## [Task to carry out]
Repeat the material below exactly, with no pictures.

## [Available data]
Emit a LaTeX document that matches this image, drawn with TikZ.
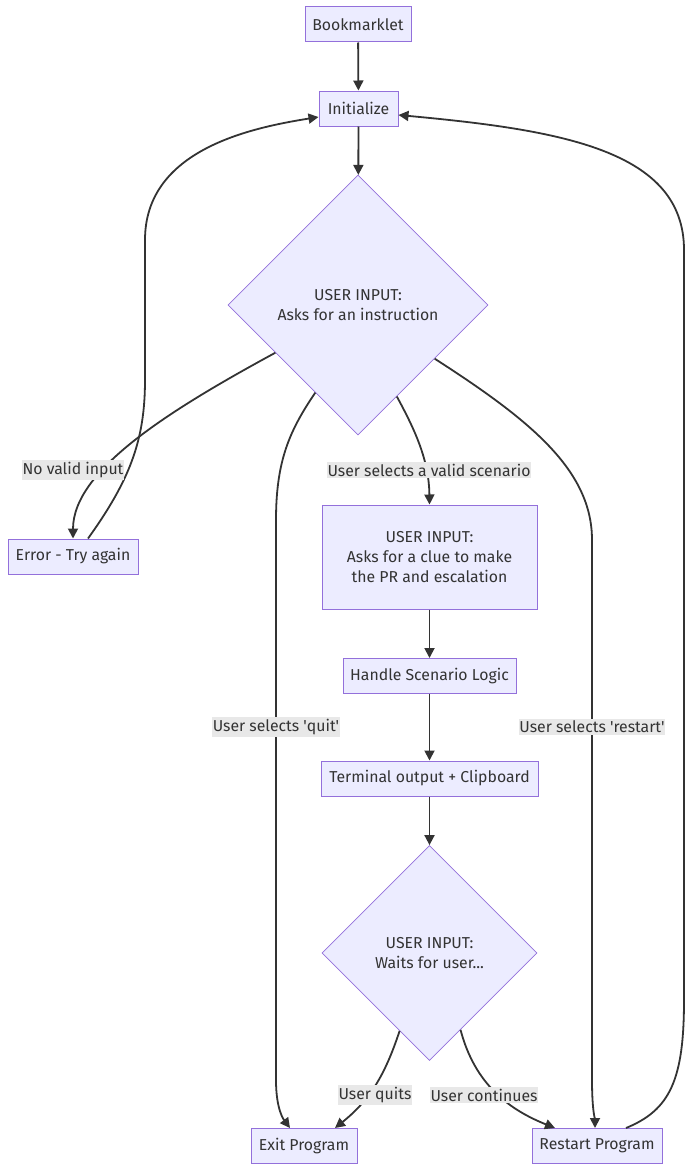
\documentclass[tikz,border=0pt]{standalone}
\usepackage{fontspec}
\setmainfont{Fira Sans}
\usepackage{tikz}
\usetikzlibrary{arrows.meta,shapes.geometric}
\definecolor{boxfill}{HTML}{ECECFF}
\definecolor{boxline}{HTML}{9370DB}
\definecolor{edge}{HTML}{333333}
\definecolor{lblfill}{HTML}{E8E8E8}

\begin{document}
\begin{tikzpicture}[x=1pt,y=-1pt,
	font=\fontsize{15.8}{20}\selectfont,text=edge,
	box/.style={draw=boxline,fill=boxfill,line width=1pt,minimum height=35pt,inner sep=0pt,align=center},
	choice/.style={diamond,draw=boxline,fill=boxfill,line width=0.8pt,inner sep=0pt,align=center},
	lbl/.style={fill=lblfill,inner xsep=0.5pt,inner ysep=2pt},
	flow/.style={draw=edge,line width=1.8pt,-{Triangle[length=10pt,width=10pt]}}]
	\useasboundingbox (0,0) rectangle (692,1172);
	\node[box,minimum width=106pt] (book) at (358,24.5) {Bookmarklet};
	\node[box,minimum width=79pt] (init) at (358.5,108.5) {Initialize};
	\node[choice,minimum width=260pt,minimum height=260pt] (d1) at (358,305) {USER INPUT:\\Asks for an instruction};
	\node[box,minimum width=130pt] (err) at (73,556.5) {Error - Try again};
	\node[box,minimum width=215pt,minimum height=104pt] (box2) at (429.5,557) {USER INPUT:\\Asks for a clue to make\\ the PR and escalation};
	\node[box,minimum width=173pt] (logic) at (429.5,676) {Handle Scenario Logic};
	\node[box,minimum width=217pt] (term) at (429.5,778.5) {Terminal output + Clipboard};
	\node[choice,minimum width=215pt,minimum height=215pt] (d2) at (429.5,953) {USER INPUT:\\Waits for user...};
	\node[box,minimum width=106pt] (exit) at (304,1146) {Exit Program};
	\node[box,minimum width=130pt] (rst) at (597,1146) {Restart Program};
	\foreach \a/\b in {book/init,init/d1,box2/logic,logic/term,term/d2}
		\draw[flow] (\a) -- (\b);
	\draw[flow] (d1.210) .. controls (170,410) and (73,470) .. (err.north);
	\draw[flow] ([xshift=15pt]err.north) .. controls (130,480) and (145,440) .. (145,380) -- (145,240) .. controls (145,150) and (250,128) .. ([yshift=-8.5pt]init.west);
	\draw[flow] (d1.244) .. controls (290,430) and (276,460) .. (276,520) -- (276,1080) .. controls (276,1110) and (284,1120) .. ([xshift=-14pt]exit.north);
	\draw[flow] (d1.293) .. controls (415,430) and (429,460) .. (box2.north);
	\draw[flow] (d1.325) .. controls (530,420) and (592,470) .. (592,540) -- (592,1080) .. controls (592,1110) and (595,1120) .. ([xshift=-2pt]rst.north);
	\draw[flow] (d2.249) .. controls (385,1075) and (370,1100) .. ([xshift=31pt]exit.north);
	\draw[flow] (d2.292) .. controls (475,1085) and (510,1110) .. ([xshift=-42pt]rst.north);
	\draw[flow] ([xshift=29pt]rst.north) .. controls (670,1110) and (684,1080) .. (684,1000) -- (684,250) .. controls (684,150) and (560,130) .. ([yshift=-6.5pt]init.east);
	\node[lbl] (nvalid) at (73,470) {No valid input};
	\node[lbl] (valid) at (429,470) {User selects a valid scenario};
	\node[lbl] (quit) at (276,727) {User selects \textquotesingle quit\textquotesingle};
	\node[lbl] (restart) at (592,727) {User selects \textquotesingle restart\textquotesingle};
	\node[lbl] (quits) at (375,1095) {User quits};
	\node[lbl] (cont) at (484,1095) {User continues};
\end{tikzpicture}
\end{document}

## [Solved problem]
Emit a LaTeX document that matches this image, drawn with TikZ.
\documentclass[tikz,border=0pt]{standalone}
\usepackage{fontspec}
\setmainfont{Fira Sans}
\usepackage{tikz}
\usetikzlibrary{arrows.meta,shapes.geometric}
\definecolor{boxfill}{HTML}{ECECFF}
\definecolor{boxline}{HTML}{9370DB}
\definecolor{edge}{HTML}{333333}
\definecolor{lblfill}{HTML}{E8E8E8}

\begin{document}
\begin{tikzpicture}[x=1pt,y=-1pt,
	font=\fontsize{15.8}{20}\selectfont,text=edge,
	box/.style={draw=boxline,fill=boxfill,line width=1pt,minimum height=35pt,inner sep=0pt,align=center},
	choice/.style={diamond,draw=boxline,fill=boxfill,line width=0.8pt,inner sep=0pt,align=center},
	lbl/.style={fill=lblfill,inner xsep=0.5pt,inner ysep=2pt},
	flow/.style={draw=edge,line width=1.8pt,-{Triangle[length=10pt,width=10pt]}}]
	\useasboundingbox (0,0) rectangle (692,1172);
	\node[box,minimum width=106pt] (book) at (358,24.5) {Bookmarklet};
	\node[box,minimum width=79pt] (init) at (358.5,108.5) {Initialize};
	\node[choice,minimum width=260pt,minimum height=260pt] (d1) at (358,305) {USER INPUT:\\Asks for an instruction};
	\node[box,minimum width=130pt] (err) at (73,556.5) {Error - Try again};
	\node[box,minimum width=215pt,minimum height=104pt] (box2) at (429.5,557) {USER INPUT:\\Asks for a clue to make\\ the PR and escalation};
	\node[box,minimum width=173pt] (logic) at (429.5,676) {Handle Scenario Logic};
	\node[box,minimum width=217pt] (term) at (429.5,778.5) {Terminal output + Clipboard};
	\node[choice,minimum width=215pt,minimum height=215pt] (d2) at (429.5,953) {USER INPUT:\\Waits for user...};
	\node[box,minimum width=106pt] (exit) at (304,1146) {Exit Program};
	\node[box,minimum width=130pt] (rst) at (597,1146) {Restart Program};
	\foreach \a/\b in {book/init,init/d1,box2/logic,logic/term,term/d2}
		\draw[flow] (\a) -- (\b);
	\draw[flow] (d1.210) .. controls (170,410) and (73,470) .. (err.north);
	\draw[flow] ([xshift=15pt]err.north) .. controls (130,480) and (145,440) .. (145,380) -- (145,240) .. controls (145,150) and (250,128) .. ([yshift=-8.5pt]init.west);
	\draw[flow] (d1.244) .. controls (290,430) and (276,460) .. (276,520) -- (276,1080) .. controls (276,1110) and (284,1120) .. ([xshift=-14pt]exit.north);
	\draw[flow] (d1.293) .. controls (415,430) and (429,460) .. (box2.north);
	\draw[flow] (d1.325) .. controls (530,420) and (592,470) .. (592,540) -- (592,1080) .. controls (592,1110) and (595,1120) .. ([xshift=-2pt]rst.north);
	\draw[flow] (d2.249) .. controls (385,1075) and (370,1100) .. ([xshift=31pt]exit.north);
	\draw[flow] (d2.292) .. controls (475,1085) and (510,1110) .. ([xshift=-42pt]rst.north);
	\draw[flow] ([xshift=29pt]rst.north) .. controls (670,1110) and (684,1080) .. (684,1000) -- (684,250) .. controls (684,150) and (560,130) .. ([yshift=-6.5pt]init.east);
	\node[lbl] (nvalid) at (73,470) {No valid input};
	\node[lbl] (valid) at (429,470) {User selects a valid scenario};
	\node[lbl] (quit) at (276,727) {User selects \textquotesingle quit\textquotesingle};
	\node[lbl] (restart) at (592,727) {User selects \textquotesingle restart\textquotesingle};
	\node[lbl] (quits) at (375,1095) {User quits};
	\node[lbl] (cont) at (484,1095) {User continues};
\end{tikzpicture}
\end{document}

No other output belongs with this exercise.